I think you should consider using continuous bounded response formats (e.g. sliders on a web form, explicitly labeled with numeric bounderies, say 0% to 100% agreement).
Of course, though such a response in terms of percentage of agreement is continuous by nature, the real and observed response is artificially discretized by the screen definition. Not too much of a problem in pratice though and a number of results and interesting phenomena appear with such responses that are very difficult to get with Likert scales (I think of abrupt bifurcation from one end to the other of the response scale, for only a minor change in true attitude, resulting in a strongly bimodal response distribution).
You should have a look at those psychometric models recently developed for such responses (Beta Reponse Models, among others).
The Likert response format organises subjective responses into a categorical or at best ordinal system of responses. Rasch modelling developed by the Danish mathematician Georg Rasch permits the transformation of such responses into an actual interval scale. This has revolutionised measurement of self-report and rating scale data.
Another possible alternative other than Likert Scale is the Semantic Differential scale using Bipolar Adjectives (e.g. Effective1, 2, 3, 4, 5, 6, 7 Not Effective). The advantages include:
1) not dependent on the interpretation of words e.g. "somewhat" in some Likert Scales might mean a lot or a little to different respondents.

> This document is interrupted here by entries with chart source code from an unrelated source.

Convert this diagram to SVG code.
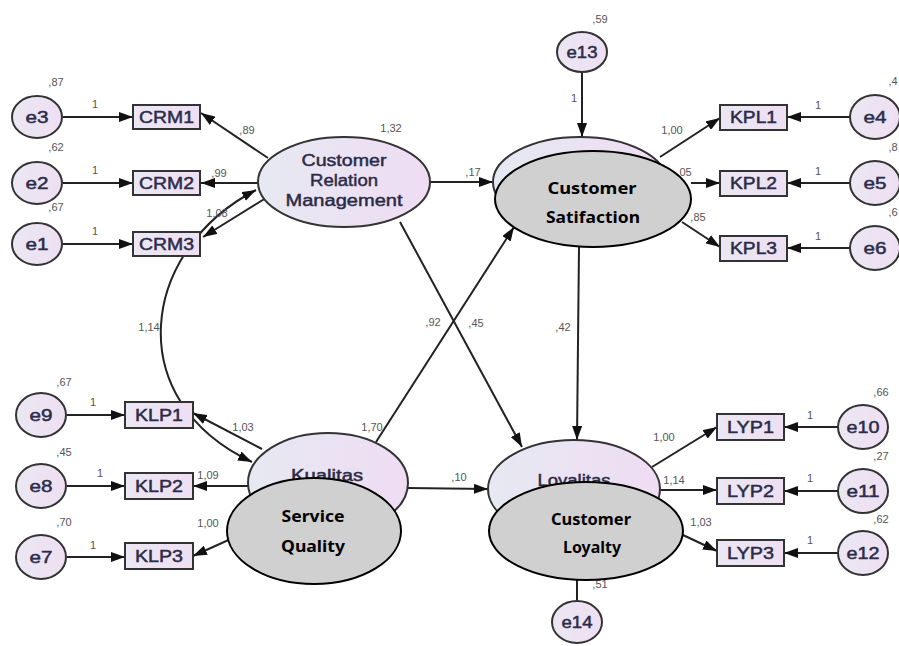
<svg xmlns="http://www.w3.org/2000/svg" width="899" height="646" viewBox="0 0 899 646">
<defs>
<marker id="ah" viewBox="0 0 14 10" refX="14" refY="5" markerWidth="14" markerHeight="10" orient="auto-start-reverse" markerUnits="userSpaceOnUse"><path d="M0,0 L14,5 L0,10 Z" fill="#111"/></marker>
<linearGradient id="lg" x1="0" y1="0" x2="1" y2="0"><stop offset="0" stop-color="#e6e9f2"/><stop offset="1" stop-color="#efdcf3"/></linearGradient>
<linearGradient id="sg" x1="0" y1="0" x2="1" y2="0"><stop offset="0" stop-color="#ebe7f3"/><stop offset="1" stop-color="#eedff2"/></linearGradient>
</defs>
<style>
.e{fill:url(#sg);stroke:#333;stroke-width:2}
.b{fill:url(#sg);stroke:#333;stroke-width:2}
.l{fill:url(#lg);stroke:#333;stroke-width:2}
.g{fill:#d0d0d0;stroke:#000;stroke-width:2}
.t{font-family:"Liberation Sans",Arial,sans-serif;font-size:16px;fill:#2b2b48;stroke:#2b2b48;stroke-width:0.45;text-anchor:middle}
.n{font-family:"Liberation Sans",Arial,sans-serif;font-size:11px;fill:#555;text-anchor:middle}
.k{font-family:"Noto Sans","Open Sans",sans-serif;font-size:16px;font-weight:bold;fill:#000;text-anchor:middle}
.c line,.c path{stroke:#222;stroke-width:2;fill:none;marker-end:url(#ah)}
</style>
<rect width="899" height="646" fill="#fff"/>

<g class="c" id="connectors">
<line x1="63" y1="117" x2="133" y2="117"/>
<line x1="63" y1="183" x2="133" y2="183"/>
<line x1="63" y1="244" x2="133" y2="244"/>
<line x1="268" y1="158" x2="201" y2="113"/>
<line x1="258" y1="183" x2="201" y2="183"/>
<line x1="266" y1="198" x2="203" y2="237"/>
<path d="M256,190 C140,250 120,400 252,462" style="marker-start:url(#ah)"/>
<line x1="430" y1="182" x2="493" y2="182"/>
<line x1="582" y1="73" x2="582" y2="137"/>
<line x1="660" y1="157" x2="720" y2="118"/>
<line x1="691" y1="183" x2="720" y2="183"/>
<line x1="682" y1="222" x2="720" y2="247"/>
<line x1="850" y1="117" x2="787" y2="117"/>
<line x1="850" y1="183" x2="787" y2="183"/>
<line x1="850" y1="248" x2="787" y2="248"/>
<line x1="400" y1="222" x2="522" y2="447"/>
<line x1="376" y1="442" x2="514" y2="227"/>
<line x1="579" y1="247" x2="577" y2="440"/>
<line x1="408" y1="488" x2="488" y2="489"/>
<line x1="262" y1="449" x2="193" y2="413"/>
<line x1="248" y1="486" x2="193" y2="486"/>
<line x1="262" y1="525" x2="193" y2="556"/>
<line x1="652" y1="467" x2="717" y2="427"/>
<line x1="660" y1="490" x2="717" y2="490"/>
<line x1="668" y1="528" x2="717" y2="551"/>
<line x1="838" y1="427" x2="784" y2="427"/>
<line x1="838" y1="491" x2="784" y2="491"/>
<line x1="838" y1="553" x2="784" y2="553"/>
<line x1="67" y1="415" x2="125" y2="415"/>
<line x1="67" y1="486" x2="125" y2="486"/>
<line x1="67" y1="557" x2="125" y2="557"/>
<line x1="577" y1="601" x2="577" y2="538"/>
</g>

<g id="edge-labels">
<text class="n" x="95" y="108">1</text>
<text class="n" x="95" y="174">1</text>
<text class="n" x="95" y="235">1</text>
<text class="n" x="247" y="134">,89</text>
<text class="n" x="219" y="177">,99</text>
<text class="n" x="217" y="217">1,08</text>
<text class="n" x="149" y="331">1,14</text>
<text class="n" x="473" y="176">,17</text>
<text class="n" x="574" y="102">1</text>
<text class="n" x="672" y="134">1,00</text>
<text class="n" x="684" y="176">,05</text>
<text class="n" x="698" y="221">,85</text>
<text class="n" x="818" y="109">1</text>
<text class="n" x="818" y="175">1</text>
<text class="n" x="818" y="240">1</text>
<text class="n" x="433" y="326">,92</text>
<text class="n" x="476" y="327">,45</text>
<text class="n" x="563" y="331">,42</text>
<text class="n" x="372" y="431">1,70</text>
<text class="n" x="459" y="481">,10</text>
<text class="n" x="243" y="431">1,03</text>
<text class="n" x="208" y="479">1,09</text>
<text class="n" x="208" y="527">1,00</text>
<text class="n" x="93" y="406">1</text>
<text class="n" x="100" y="477">1</text>
<text class="n" x="93" y="549">1</text>
<text class="n" x="664" y="441">1,00</text>
<text class="n" x="674" y="484">1,14</text>
<text class="n" x="701" y="526">1,03</text>
<text class="n" x="810" y="419">1</text>
<text class="n" x="810" y="482">1</text>
<text class="n" x="810" y="544">1</text>
</g>

<g id="e3"><ellipse class="e" cx="37" cy="117" rx="25" ry="21"/><text class="t" x="37" y="123" textLength="23" lengthAdjust="spacingAndGlyphs">e3</text><text class="n" x="56" y="86">,87</text></g>
<g id="e2"><ellipse class="e" cx="37" cy="183" rx="25" ry="21"/><text class="t" x="37" y="189" textLength="23" lengthAdjust="spacingAndGlyphs">e2</text><text class="n" x="56" y="151">,62</text></g>
<g id="e1"><ellipse class="e" cx="37" cy="244" rx="25" ry="21"/><text class="t" x="37" y="250" textLength="23" lengthAdjust="spacingAndGlyphs">e1</text><text class="n" x="56" y="211">,67</text></g>

<g id="CRM1"><rect class="b" x="133" y="105" width="67" height="24"/><text class="t" x="166.5" y="123" textLength="55" lengthAdjust="spacingAndGlyphs">CRM1</text></g>
<g id="CRM2"><rect class="b" x="133" y="171" width="67" height="24"/><text class="t" x="166.5" y="189" textLength="55" lengthAdjust="spacingAndGlyphs">CRM2</text></g>
<g id="CRM3"><rect class="b" x="133" y="232" width="67" height="24"/><text class="t" x="166.5" y="250" textLength="55" lengthAdjust="spacingAndGlyphs">CRM3</text></g>

<g id="CRM"><ellipse class="l" cx="344" cy="182" rx="86" ry="45"/>
<text class="t" x="344" y="166" textLength="85" lengthAdjust="spacingAndGlyphs">Customer</text>
<text class="t" x="344" y="186" textLength="68" lengthAdjust="spacingAndGlyphs">Relation</text>
<text class="t" x="344" y="206" textLength="117" lengthAdjust="spacingAndGlyphs">Management</text>
<text class="n" x="391" y="132">1,32</text></g>

<g id="e13"><ellipse class="e" cx="582" cy="52" rx="25" ry="20"/><text class="t" x="582" y="58" textLength="31" lengthAdjust="spacingAndGlyphs">e13</text><text class="n" x="600" y="23">,59</text></g>

<g id="KPL1"><rect class="b" x="720" y="105" width="67" height="25"/><text class="t" x="753.5" y="123" textLength="47" lengthAdjust="spacingAndGlyphs">KPL1</text></g>
<g id="KPL2"><rect class="b" x="720" y="171" width="67" height="25"/><text class="t" x="753.5" y="189" textLength="47" lengthAdjust="spacingAndGlyphs">KPL2</text></g>
<g id="KPL3"><rect class="b" x="720" y="236" width="67" height="25"/><text class="t" x="753.5" y="254" textLength="47" lengthAdjust="spacingAndGlyphs">KPL3</text></g>

<g id="e4"><ellipse class="e" cx="875" cy="117" rx="25" ry="22"/><text class="t" x="875" y="123" textLength="23" lengthAdjust="spacingAndGlyphs">e4</text><text class="n" x="893" y="85">,4</text></g>
<g id="e5"><ellipse class="e" cx="875" cy="183" rx="25" ry="22"/><text class="t" x="875" y="189" textLength="23" lengthAdjust="spacingAndGlyphs">e5</text><text class="n" x="893" y="151">,8</text></g>
<g id="e6"><ellipse class="e" cx="875" cy="248" rx="25" ry="22"/><text class="t" x="875" y="254" textLength="23" lengthAdjust="spacingAndGlyphs">e6</text><text class="n" x="893" y="216">,6</text></g>

<g id="Kepuasan"><ellipse class="l" cx="580" cy="182" rx="87" ry="45"/></g>
<g id="Kualitas"><ellipse class="l" cx="328" cy="483" rx="80" ry="50"/><text class="t" x="327" y="481" textLength="72" lengthAdjust="spacingAndGlyphs">Kualitas</text></g>
<g id="Loyalitas"><ellipse class="l" cx="574" cy="489" rx="86" ry="49"/><text class="t" x="574" y="486" textLength="73" lengthAdjust="spacingAndGlyphs">Loyalitas</text><text class="n" x="600" y="588">,51</text></g>

<g id="customer-satisfaction"><ellipse class="g" cx="593" cy="199" rx="98" ry="48"/>
<text class="k" x="592" y="194" textLength="89" lengthAdjust="spacingAndGlyphs">Customer</text>
<text class="k" x="593" y="223" textLength="94" lengthAdjust="spacingAndGlyphs">Satifaction</text></g>

<g id="service-quality"><ellipse class="g" cx="314" cy="531" rx="87" ry="53"/>
<text class="k" x="313" y="522" textLength="63" lengthAdjust="spacingAndGlyphs">Service</text>
<text class="k" x="313" y="552" textLength="64" lengthAdjust="spacingAndGlyphs">Quality</text></g>

<g id="customer-loyalty"><ellipse class="g" cx="586" cy="531" rx="97" ry="49"/>
<text class="k" x="591" y="525" textLength="80" lengthAdjust="spacingAndGlyphs">Customer</text>
<text class="k" x="592" y="553" textLength="58" lengthAdjust="spacingAndGlyphs">Loyalty</text></g>

<g id="e14"><ellipse class="e" cx="577" cy="622" rx="25" ry="21"/><text class="t" x="577" y="628" textLength="31" lengthAdjust="spacingAndGlyphs">e14</text></g>

<g id="LYP1"><rect class="b" x="717" y="414" width="67" height="26"/><text class="t" x="750.5" y="433" textLength="47" lengthAdjust="spacingAndGlyphs">LYP1</text></g>
<g id="LYP2"><rect class="b" x="717" y="478" width="67" height="26"/><text class="t" x="750.5" y="497" textLength="47" lengthAdjust="spacingAndGlyphs">LYP2</text></g>
<g id="LYP3"><rect class="b" x="717" y="540" width="67" height="26"/><text class="t" x="750.5" y="559" textLength="47" lengthAdjust="spacingAndGlyphs">LYP3</text></g>

<g id="e10"><ellipse class="e" cx="863" cy="427" rx="25" ry="22"/><text class="t" x="863" y="433" textLength="33" lengthAdjust="spacingAndGlyphs">e10</text><text class="n" x="881" y="396">,66</text></g>
<g id="e11"><ellipse class="e" cx="863" cy="491" rx="25" ry="22"/><text class="t" x="863" y="497" textLength="33" lengthAdjust="spacingAndGlyphs">e11</text><text class="n" x="881" y="460">,27</text></g>
<g id="e12"><ellipse class="e" cx="863" cy="553" rx="25" ry="22"/><text class="t" x="863" y="559" textLength="33" lengthAdjust="spacingAndGlyphs">e12</text><text class="n" x="881" y="523">,62</text></g>

<g id="KLP1"><rect class="b" x="125" y="402" width="68" height="26"/><text class="t" x="159" y="421" textLength="48" lengthAdjust="spacingAndGlyphs">KLP1</text></g>
<g id="KLP2"><rect class="b" x="125" y="473" width="68" height="26"/><text class="t" x="159" y="492" textLength="48" lengthAdjust="spacingAndGlyphs">KLP2</text></g>
<g id="KLP3"><rect class="b" x="125" y="543" width="68" height="26"/><text class="t" x="159" y="562" textLength="48" lengthAdjust="spacingAndGlyphs">KLP3</text></g>

<g id="e9"><ellipse class="e" cx="41" cy="415" rx="25" ry="22"/><text class="t" x="41" y="421" textLength="23" lengthAdjust="spacingAndGlyphs">e9</text><text class="n" x="64" y="386">,67</text></g>
<g id="e8"><ellipse class="e" cx="41" cy="486" rx="25" ry="22"/><text class="t" x="41" y="492" textLength="23" lengthAdjust="spacingAndGlyphs">e8</text><text class="n" x="64" y="456">,45</text></g>
<g id="e7"><ellipse class="e" cx="41" cy="557" rx="25" ry="22"/><text class="t" x="41" y="563" textLength="23" lengthAdjust="spacingAndGlyphs">e7</text><text class="n" x="64" y="526">,70</text></g>
</svg>
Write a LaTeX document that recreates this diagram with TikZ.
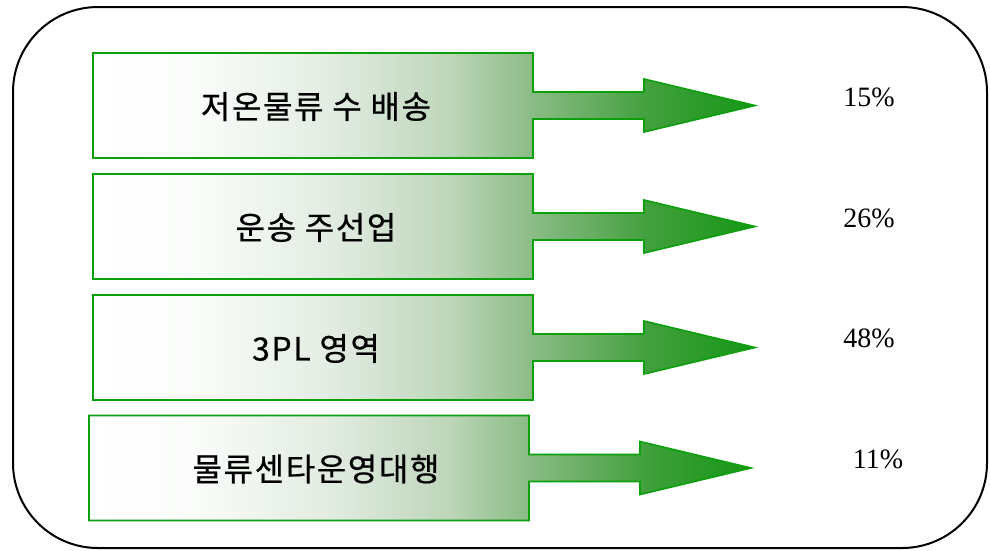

2) respondents can score Bipolar Semantic Differential Scale in a relative manner e.g. if they feel more strongly about a question than the previous question, they can mark / select the higher scale score accordingly
3) some scholars still treat Likert Scale as ordinal data in which non-parametric analyses / tests need to be used. However, observing some researchers are converting their Likert Scale to Bipolar Semantic Differential Scale & then use parametric tests because they believe intervals between the bipolar semantic differential scale values can be treated as equal intervals, making it an interval scale which justified for parametric tests.